More on the new PB poll
Will it be a good guide of the race to Westminster?
Further details of PB’s first poll from Angus Reid Strategies are now available for down-load here. The fieldwork took place online on October 15th and 16th.
It’s planned that with future surveys that there will be a much shorter period between the fieldwork ending and the results being published here. There are some key points to note;-
Clearly the firm has no track record in UK election polling although it has done well with Canadian elections. At the coming general election it will be one of three pollsters UK firm whose methodologies will be tested for the first time against actual results. The other two, ComRes and Ipsos-MORI have been around longer but have undergone major methodological changes since 2005.
Online polling remain controversial. There has been an ongoing debate about online polling and using a polling panel ever since YouGov started eight years ago. That firm’s response is usually to say “judge us by our results”. Angus Reid has recruited some senior YouGov staff for its UK operation and they work closely with head office in Vancouver. I’m of the view that the more ways of looking at public opinion the better and that it is good that an alternative in online polling to YouGov is being established.
Angus Reid’s does not use a “spiral of silence adjustment” to deal with “don’t knows”. ICM, Populus and ComRes have individual formulas for handling the preferences of what can be a key part of their samples – those who say they will be voting but won’t say how. They use the party ID or past vote responses to allocate a part of these to the total figures. Angus Reid, like MORI, takes a different approach. It asks a supplementary on “which party you are currently leaning towards” and then aggregates the responses with those who are definite.

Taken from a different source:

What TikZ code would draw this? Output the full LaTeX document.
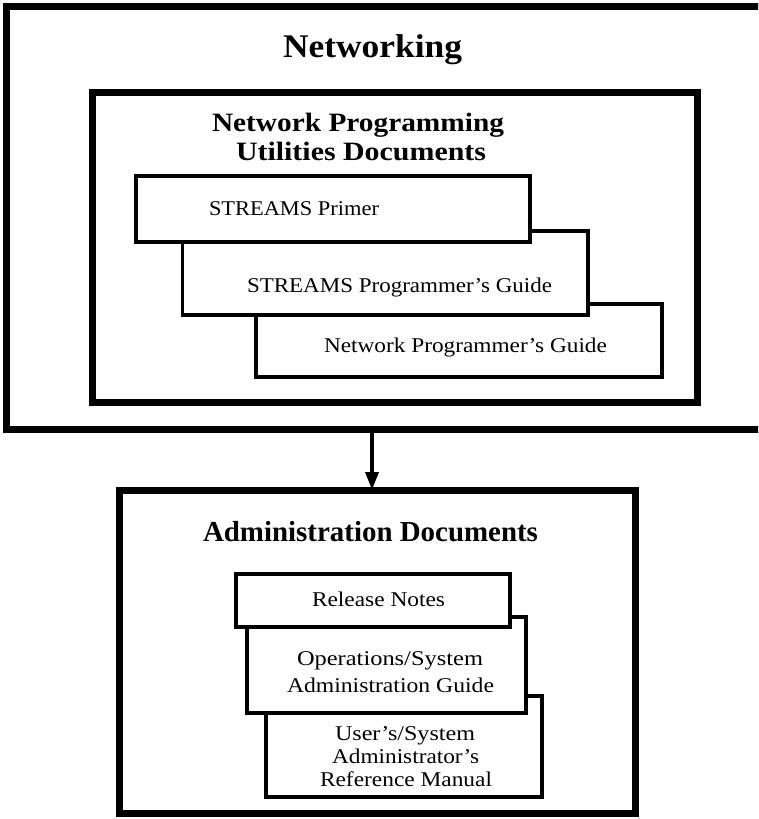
\documentclass[tikz,border=0pt]{standalone}
\usepackage{fontspec}
\setmainfont{Liberation Serif}
\usepackage{graphicx}
\usetikzlibrary{arrows.meta,calc}
\newcommand\fitw[2]{\sbox0{#2}\pgfmathsetmacro\fitratio{#1/\wd0}\scalebox{\fitratio}[1]{\usebox0}}
\tikzset{
  bigbox/.style={draw, line width=7pt, fill=white, rectangle, inner sep=0pt, outer sep=0pt, anchor=north west},
  docbox/.style={draw, line width=3.8pt, fill=white, rectangle, inner sep=0pt, outer sep=0pt, anchor=north west},
  lbl/.style={anchor=base, inner sep=0pt, outer sep=0pt},
  arr/.style={line width=3.5pt, -{Triangle[length=18pt,width=13pt]}}
}
\begin{document}
\begin{tikzpicture}[x=1pt,y=-1pt]
\useasboundingbox (0,0) rectangle (758,819);
\clip (0,0) rectangle (758,819);
% outer boxes
\node[bigbox, minimum width=783.5pt, minimum height=423pt] (net) at (6.5,6) {};
\node[bigbox, minimum width=605pt, minimum height=310pt] (npu) at (92,92) {};
\node[bigbox, minimum width=516pt, minimum height=323pt] (adm) at (119,490) {};
% upper document stack
\node[docbox, minimum width=406pt, minimum height=73pt] (b3) at (256,304) {};
\node[docbox, minimum width=405.5pt, minimum height=84pt] (b2) at (182.5,231) {};
\node[docbox, minimum width=394pt, minimum height=66pt] (b1) at (136,176) {};
% lower document stack
\node[docbox, minimum width=276pt, minimum height=101pt] (r3) at (266,696) {};
\node[docbox, minimum width=279pt, minimum height=96pt] (r2) at (247,617) {};
\node[docbox, minimum width=274pt, minimum height=53pt] (r1) at (236,574) {};
% titles
\node[lbl] (tnet) at (372.5,57) {\fontsize{33}{33}\selectfont\bfseries\fitw{179}{Networking}};
\node[lbl] (tnpa) at (358,131.5) {\fontsize{26.5}{26.5}\selectfont\bfseries\fitw{292}{Network Programming}};
\node[lbl] (tnpb) at (361,160) {\fontsize{26.5}{26.5}\selectfont\bfseries\fitw{250}{Utilities Documents}};
\node[lbl] (tadm) at (370.5,541) {\fontsize{29}{29}\selectfont\bfseries\fitw{335}{Administration Documents}};
% upper labels
\node[lbl] (l1) at (294,215.5) {\fontsize{21}{21}\selectfont\fitw{170}{STREAMS Primer}};
\node[lbl] (l2) at (399.5,292) {\fontsize{21}{21}\selectfont\fitw{305}{STREAMS Programmer’s Guide}};
\node[lbl] (l3) at (465.5,352) {\fontsize{21}{21}\selectfont\fitw{283}{Network Programmer’s Guide}};
% lower labels
\node[lbl] (m1) at (378.5,606.5) {\fontsize{21}{21}\selectfont\fitw{133}{Release Notes}};
\node[lbl] (m2a) at (390,665) {\fontsize{21}{21}\selectfont\fitw{186}{Operations/System}};
\node[lbl] (m2b) at (390.5,692) {\fontsize{21}{21}\selectfont\fitw{207}{Administration Guide}};
\node[lbl] (m3a) at (405,740) {\fontsize{21}{21}\selectfont\fitw{140}{User’s/System}};
\node[lbl] (m3b) at (405.6,763) {\fontsize{21}{21}\selectfont\fitw{147}{Administrator’s}};
\node[lbl] (m3c) at (406,786) {\fontsize{21}{21}\selectfont\fitw{172}{Reference Manual}};
% connector
\coordinate (afrom) at (372,429);
\draw[arr] (afrom) -- (afrom |- adm.north);
\end{tikzpicture}
\end{document}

The past voting weightings – a mechanism to ensure a politically balanced sample – are calculated on the actual 2005 result without taking into account any mis-remembering – something that is the normal practice here. The ARS approach is what is used in Canada and will be the subject of some debate. On top of that Angus Reid weights on newspaper readership.
We’ll know on the Saturday after the election which pollsters have got it right.